══ Listing ══
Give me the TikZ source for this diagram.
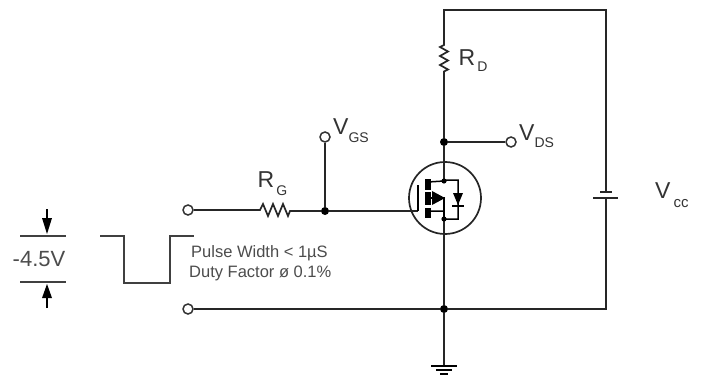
═══
══ Listing ══
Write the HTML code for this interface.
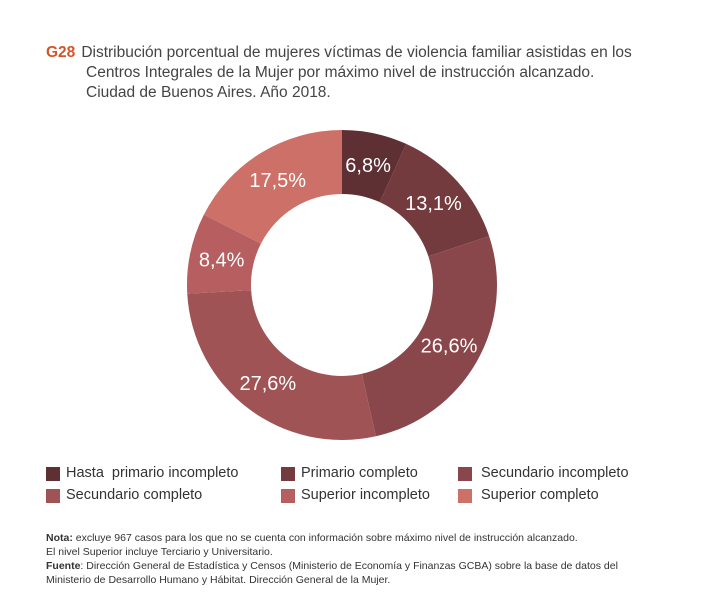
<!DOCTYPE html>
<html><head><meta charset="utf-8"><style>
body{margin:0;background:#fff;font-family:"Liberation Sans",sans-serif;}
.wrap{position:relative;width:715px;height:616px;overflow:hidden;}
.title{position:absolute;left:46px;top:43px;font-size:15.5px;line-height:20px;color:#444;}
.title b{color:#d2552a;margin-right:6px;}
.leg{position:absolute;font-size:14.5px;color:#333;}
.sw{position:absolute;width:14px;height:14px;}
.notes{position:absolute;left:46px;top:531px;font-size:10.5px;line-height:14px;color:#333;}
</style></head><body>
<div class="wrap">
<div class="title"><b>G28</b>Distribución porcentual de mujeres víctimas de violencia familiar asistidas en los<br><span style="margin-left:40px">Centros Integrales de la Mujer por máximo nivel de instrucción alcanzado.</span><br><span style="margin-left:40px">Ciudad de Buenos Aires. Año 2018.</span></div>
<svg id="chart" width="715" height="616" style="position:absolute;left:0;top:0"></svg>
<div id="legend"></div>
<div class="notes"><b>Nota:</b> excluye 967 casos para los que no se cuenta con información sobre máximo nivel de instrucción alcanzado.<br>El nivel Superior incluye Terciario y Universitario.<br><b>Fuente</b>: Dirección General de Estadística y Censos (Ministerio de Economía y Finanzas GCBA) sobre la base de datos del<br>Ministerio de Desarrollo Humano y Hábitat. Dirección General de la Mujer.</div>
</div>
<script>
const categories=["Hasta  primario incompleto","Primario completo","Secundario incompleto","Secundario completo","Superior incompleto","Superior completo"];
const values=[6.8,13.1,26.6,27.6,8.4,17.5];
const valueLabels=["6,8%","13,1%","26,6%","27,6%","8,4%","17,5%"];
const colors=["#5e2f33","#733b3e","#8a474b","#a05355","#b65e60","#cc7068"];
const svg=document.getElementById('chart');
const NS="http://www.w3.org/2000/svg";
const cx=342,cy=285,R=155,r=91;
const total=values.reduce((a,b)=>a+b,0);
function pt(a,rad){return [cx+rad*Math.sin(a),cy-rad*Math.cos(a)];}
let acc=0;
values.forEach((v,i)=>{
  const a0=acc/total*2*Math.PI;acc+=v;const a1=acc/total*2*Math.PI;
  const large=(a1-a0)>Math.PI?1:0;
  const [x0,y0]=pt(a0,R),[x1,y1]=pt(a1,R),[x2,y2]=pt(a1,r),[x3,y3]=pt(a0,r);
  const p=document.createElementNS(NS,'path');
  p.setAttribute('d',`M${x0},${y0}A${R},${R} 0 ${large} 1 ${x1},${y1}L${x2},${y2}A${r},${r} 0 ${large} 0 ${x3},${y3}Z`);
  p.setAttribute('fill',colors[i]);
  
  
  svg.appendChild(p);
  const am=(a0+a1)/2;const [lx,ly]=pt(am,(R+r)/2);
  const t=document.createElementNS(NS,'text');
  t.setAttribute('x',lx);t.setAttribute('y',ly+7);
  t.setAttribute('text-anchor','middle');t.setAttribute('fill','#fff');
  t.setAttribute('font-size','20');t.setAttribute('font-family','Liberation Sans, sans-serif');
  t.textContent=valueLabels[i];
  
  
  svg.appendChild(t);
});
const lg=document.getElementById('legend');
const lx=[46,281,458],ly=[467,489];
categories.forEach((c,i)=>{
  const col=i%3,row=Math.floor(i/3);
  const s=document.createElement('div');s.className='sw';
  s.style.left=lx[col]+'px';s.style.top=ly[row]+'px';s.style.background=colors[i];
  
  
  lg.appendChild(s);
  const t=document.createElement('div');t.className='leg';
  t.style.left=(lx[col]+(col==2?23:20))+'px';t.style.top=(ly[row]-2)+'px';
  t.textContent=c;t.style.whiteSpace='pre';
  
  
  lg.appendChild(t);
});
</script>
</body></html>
═══
Copy out every line of the data that includes the word "this".

Give me the TikZ source for this diagram.
Write the HTML code for this interface.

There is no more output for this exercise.